DEE SNIDER Discusses Documentary About TWISTED SISTER's Early Days On 'Good Day LA' (Video)

February 17, 2016

TWISTED SISTER singer Dee Snider discussed the band's movie, "We Are Twisted F***ing Sister!", during an appearance this past Monday, February 15 on "Good Day LA", the morning television news and entertainment program airing on KTTV, a Fox owned-and-operated television station in Los Angeles, California. You can now watch the interview below.

"We Are Twisted F***ing Sister!", a 134-minute documentary film by Andrew Horn, will be presented in theaters via Music Box Films in February. The first-ever documentary of the band that defined an early MTV with their no-holds-barred music videos opens in New York and Los Angeles on February 19 with a one-night-only event at Chicago's Music Box Theatre on February 22. On February 23, the film will be released on DVD, Blu-ray, VOD, and digital formats, with an included two hours of bonus material and director commentary.
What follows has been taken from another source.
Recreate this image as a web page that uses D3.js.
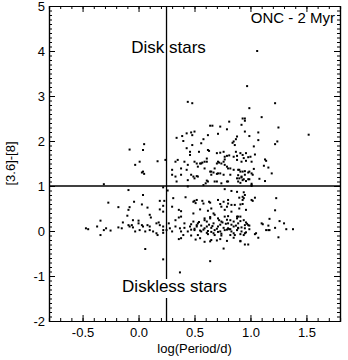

"We Are Twisted F***ing Sister!" recounts the untold story of TWISTED SISTER's beginnings. Once upon a time, they were the GRAND FUNK of glam and the NEW YORK DOLLS of metal. Some considered TWISTED SISTER a joke; others called them the greatest bar band in the world. While the microcosm of punk/new wave was taking over New York City in the mid-'70s and early '80s, TWISTED SISTER was battling its way to the top of a vast — and unique to its time — suburban, cover-band bar scene that surrounded New York City in a 100-mile radius, yet existed in a parallel universe. Guitarist Jay Jay French says: "The history of TWISTED is really our 10 years clawing our way through the bar scene. It's who we are, and it's why we are, and why we do what we do."
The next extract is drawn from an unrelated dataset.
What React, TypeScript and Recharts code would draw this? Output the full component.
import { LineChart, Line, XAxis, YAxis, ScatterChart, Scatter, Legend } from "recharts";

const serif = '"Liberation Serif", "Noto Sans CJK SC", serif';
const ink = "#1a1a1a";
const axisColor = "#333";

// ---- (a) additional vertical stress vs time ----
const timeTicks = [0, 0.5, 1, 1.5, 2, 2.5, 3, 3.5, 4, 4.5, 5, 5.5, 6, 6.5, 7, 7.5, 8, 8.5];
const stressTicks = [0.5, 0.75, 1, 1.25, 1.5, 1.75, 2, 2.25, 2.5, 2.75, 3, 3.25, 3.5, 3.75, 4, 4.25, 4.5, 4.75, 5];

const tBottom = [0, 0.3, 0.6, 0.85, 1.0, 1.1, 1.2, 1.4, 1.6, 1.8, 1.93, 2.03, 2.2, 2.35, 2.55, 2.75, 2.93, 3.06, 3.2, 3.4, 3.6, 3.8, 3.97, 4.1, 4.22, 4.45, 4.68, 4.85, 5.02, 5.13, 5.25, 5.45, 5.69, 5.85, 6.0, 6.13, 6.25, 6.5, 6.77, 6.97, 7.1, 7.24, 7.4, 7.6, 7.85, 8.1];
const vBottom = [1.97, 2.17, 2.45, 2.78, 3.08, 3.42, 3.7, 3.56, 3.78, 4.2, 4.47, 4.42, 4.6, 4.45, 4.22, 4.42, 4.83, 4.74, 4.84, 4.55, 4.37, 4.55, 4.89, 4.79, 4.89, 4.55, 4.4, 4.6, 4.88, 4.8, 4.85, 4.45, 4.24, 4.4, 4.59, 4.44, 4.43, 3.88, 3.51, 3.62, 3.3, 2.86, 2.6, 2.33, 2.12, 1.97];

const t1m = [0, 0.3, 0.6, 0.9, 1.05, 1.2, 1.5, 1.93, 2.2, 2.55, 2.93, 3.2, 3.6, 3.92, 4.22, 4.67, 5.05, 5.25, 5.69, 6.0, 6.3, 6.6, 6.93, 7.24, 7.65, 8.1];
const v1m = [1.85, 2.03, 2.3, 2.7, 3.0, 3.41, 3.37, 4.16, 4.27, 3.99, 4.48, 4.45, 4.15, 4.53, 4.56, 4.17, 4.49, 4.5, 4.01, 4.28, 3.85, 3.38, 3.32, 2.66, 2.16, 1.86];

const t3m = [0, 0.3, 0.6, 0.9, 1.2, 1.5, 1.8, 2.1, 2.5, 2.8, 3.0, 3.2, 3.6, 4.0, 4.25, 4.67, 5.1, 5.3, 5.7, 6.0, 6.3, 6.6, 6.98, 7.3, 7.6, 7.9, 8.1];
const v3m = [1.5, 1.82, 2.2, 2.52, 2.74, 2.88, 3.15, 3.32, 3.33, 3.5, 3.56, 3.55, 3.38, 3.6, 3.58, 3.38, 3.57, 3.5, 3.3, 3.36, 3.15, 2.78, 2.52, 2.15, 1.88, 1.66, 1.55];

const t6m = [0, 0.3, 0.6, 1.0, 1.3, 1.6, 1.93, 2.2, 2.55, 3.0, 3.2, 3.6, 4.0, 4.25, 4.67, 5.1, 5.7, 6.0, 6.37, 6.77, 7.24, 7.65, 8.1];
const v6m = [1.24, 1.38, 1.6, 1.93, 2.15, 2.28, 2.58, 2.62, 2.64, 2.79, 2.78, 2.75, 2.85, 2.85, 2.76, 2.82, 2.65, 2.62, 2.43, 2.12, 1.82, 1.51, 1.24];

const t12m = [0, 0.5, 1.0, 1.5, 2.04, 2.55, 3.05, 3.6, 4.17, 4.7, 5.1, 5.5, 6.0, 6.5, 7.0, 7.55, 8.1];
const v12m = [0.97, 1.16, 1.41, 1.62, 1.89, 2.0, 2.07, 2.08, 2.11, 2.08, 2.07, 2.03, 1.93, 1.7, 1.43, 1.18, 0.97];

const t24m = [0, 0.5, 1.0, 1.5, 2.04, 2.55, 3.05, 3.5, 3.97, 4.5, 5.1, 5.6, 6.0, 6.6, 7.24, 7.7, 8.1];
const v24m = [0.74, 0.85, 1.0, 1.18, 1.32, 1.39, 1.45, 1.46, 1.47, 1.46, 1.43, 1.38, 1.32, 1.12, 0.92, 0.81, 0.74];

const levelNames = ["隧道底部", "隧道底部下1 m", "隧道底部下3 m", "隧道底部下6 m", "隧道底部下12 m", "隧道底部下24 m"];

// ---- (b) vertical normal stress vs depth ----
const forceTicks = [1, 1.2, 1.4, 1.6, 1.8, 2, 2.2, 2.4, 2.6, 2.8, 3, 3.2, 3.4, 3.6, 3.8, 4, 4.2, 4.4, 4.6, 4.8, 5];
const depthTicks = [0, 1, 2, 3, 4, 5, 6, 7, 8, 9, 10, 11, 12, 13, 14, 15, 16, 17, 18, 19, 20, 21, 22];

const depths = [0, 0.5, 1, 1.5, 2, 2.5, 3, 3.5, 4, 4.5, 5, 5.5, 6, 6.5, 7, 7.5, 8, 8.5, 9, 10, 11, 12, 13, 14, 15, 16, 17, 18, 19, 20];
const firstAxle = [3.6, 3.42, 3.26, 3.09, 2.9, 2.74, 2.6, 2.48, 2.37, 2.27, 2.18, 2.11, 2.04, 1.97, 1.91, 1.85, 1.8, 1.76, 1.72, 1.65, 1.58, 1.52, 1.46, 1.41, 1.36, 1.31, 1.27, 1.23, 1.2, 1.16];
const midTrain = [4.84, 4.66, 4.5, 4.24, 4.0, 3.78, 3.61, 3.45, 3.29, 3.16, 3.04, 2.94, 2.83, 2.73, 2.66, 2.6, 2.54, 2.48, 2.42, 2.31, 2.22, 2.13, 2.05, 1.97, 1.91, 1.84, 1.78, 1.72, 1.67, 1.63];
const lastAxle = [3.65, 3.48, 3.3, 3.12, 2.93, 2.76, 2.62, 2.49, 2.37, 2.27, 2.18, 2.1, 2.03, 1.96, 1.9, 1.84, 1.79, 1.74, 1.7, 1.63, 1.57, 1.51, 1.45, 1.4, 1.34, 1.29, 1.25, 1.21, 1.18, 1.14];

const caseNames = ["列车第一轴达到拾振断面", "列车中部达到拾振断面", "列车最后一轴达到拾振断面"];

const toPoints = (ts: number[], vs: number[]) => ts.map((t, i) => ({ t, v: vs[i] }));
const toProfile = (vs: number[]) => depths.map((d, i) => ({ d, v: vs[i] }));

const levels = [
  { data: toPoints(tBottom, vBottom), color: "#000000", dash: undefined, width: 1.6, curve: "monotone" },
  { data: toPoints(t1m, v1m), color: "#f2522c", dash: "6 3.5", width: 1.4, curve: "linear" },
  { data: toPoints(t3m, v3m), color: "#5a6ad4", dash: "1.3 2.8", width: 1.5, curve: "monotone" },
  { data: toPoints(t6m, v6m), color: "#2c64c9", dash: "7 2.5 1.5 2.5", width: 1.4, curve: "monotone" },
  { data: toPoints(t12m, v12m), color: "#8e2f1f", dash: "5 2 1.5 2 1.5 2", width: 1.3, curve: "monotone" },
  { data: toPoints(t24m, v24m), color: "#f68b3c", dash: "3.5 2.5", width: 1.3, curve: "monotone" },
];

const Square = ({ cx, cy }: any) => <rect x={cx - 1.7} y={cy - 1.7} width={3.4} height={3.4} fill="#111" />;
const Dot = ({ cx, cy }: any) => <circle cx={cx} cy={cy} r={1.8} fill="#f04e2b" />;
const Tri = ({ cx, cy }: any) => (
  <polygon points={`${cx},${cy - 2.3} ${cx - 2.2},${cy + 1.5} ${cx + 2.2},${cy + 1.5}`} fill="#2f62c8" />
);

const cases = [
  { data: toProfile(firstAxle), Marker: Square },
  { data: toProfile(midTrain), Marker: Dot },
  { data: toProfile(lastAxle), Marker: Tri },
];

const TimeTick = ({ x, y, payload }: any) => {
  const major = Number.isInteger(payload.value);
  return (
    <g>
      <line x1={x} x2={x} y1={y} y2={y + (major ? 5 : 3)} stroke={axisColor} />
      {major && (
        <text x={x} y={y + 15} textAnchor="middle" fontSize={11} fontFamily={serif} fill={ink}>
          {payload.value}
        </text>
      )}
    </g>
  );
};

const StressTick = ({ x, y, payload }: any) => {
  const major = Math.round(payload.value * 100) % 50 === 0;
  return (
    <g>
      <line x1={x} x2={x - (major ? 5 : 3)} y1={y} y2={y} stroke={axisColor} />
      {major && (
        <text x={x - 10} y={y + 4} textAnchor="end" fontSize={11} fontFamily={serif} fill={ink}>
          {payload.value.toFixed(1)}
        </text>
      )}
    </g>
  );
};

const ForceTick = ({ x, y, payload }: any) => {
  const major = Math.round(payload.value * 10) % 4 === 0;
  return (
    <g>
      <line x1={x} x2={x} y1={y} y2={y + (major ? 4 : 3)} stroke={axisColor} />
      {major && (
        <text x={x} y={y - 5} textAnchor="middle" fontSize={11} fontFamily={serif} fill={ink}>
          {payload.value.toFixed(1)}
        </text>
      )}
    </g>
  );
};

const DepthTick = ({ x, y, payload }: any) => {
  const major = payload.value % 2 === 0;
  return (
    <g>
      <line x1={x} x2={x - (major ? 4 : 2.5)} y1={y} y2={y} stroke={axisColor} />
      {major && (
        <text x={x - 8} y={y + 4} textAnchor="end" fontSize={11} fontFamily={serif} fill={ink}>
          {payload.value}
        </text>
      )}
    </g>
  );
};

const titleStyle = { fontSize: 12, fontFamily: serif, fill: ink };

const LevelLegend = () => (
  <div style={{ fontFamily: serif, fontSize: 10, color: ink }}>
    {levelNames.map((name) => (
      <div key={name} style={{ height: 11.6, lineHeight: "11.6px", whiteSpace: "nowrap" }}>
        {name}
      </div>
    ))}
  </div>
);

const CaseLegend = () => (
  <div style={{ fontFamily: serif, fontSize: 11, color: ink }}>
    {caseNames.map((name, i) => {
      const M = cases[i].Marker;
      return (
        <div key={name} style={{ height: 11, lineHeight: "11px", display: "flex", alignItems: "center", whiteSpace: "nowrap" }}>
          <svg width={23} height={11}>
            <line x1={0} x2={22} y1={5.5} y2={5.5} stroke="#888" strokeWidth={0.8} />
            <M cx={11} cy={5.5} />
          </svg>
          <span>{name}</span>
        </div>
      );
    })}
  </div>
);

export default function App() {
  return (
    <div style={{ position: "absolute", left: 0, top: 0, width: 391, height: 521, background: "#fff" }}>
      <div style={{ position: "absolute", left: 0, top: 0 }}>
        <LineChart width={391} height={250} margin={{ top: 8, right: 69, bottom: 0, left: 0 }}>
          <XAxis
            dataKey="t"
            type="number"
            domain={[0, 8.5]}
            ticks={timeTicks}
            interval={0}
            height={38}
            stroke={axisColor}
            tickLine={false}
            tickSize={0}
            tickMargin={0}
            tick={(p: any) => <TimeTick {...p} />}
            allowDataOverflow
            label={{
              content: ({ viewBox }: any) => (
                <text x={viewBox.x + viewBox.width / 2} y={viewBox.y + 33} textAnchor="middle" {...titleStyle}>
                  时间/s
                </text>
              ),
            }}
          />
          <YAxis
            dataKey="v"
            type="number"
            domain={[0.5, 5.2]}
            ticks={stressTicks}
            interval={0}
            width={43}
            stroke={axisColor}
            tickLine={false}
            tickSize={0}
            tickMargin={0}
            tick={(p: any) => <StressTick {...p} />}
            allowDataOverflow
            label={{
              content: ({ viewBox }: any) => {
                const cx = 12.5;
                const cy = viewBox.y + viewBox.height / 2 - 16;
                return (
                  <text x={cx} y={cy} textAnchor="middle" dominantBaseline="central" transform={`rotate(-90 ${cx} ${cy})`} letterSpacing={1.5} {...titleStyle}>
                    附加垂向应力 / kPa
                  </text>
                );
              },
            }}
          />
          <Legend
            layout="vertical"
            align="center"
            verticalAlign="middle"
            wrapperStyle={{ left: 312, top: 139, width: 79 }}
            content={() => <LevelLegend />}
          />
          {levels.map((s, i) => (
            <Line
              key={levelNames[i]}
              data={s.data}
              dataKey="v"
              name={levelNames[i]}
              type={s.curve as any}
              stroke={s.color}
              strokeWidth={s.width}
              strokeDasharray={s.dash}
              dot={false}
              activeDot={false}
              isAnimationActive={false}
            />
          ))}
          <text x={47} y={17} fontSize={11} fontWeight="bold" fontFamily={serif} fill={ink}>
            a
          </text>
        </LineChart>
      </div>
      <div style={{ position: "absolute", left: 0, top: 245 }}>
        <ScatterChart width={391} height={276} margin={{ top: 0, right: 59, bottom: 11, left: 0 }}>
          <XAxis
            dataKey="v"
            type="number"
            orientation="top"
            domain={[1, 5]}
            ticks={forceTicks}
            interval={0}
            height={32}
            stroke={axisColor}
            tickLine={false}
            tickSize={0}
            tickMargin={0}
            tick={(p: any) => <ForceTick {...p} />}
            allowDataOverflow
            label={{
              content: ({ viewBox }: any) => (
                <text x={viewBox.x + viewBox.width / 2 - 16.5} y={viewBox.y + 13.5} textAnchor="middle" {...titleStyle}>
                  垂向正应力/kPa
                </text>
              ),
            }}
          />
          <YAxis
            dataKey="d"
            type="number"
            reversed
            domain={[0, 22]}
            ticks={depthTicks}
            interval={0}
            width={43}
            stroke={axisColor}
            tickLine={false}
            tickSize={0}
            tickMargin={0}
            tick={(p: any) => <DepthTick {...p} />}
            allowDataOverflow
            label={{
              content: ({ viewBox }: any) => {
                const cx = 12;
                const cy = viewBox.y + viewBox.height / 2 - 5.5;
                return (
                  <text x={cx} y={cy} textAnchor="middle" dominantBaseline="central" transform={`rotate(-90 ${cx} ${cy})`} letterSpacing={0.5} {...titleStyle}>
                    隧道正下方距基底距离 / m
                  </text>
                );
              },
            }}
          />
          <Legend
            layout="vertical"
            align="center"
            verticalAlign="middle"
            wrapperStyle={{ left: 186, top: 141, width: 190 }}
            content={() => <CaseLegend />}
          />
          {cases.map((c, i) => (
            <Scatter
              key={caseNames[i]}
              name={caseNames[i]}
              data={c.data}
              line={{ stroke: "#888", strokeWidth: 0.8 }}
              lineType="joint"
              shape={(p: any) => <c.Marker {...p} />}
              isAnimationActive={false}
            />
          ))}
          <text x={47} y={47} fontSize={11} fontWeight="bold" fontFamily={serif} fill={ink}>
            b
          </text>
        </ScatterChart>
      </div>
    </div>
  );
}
The film follows the band from their beginnings as a cross-dressing glam band playing four shows a night, six nights a week in New Jersey bowling alleys and Long Island beach bars, to the suburban mega-clubs of the late '70s and early '80s, to their bust-out appearance on the U.K. rock TV show "The Tube". Through it all, TWISTED stood ready to do or die for the sake of "the show," giving their all to the crowd, and demanding full attention in return. They refused to play the usual bar band role of "human juke box for drunk and horny teens" — you were going to be entertained, whether you liked it or not.

They regaled their audiences with comedy rants, dragging them on stage for vomit-inducing drinking games, engaging them in fits of disco record smashing and, at their most extreme, whipping them into club-destroying frenzy. The performances were low on style and heavy on the humor and attitude — but behind it all, always smart and full of self-awareness. SPINAL TAP may have been clueless but TWISTED SISTER knew exactly what they were doing!

If you think you know them from their hit songs, the MTV videos and their massive stadium shows, this is the story of how they became that band — full of strange, and often hilarious, twists and turns. It's about rock 'n' roll and the business of rock 'n' roll. It's about perseverance and things blowing up in your face. It's about finding yourself, finding your audience and doing literally anything, however wild, to connect with them. And even though we know how it ends, the roller coaster ride of getting there is what it's all about. A mesmerizing, and wickedly funny story of a 10-year odyssey to overnight success.

Horn, who is known for his films "East Side Story" (named one of the ten best films of the year by Time magazine),"The Nomi Song", "Doomed Love" and "The Big Blue", said of the film: "I realized as I was working on the film, that it was really very much a story of how a band becomes a band. They are truly unique in that their overnight success actually took ten years, so you really get to experience everything TWISTED SISTER went through to do it. I have to say, I don't think I've ever experienced any group of musicians as ferocious...or as funny."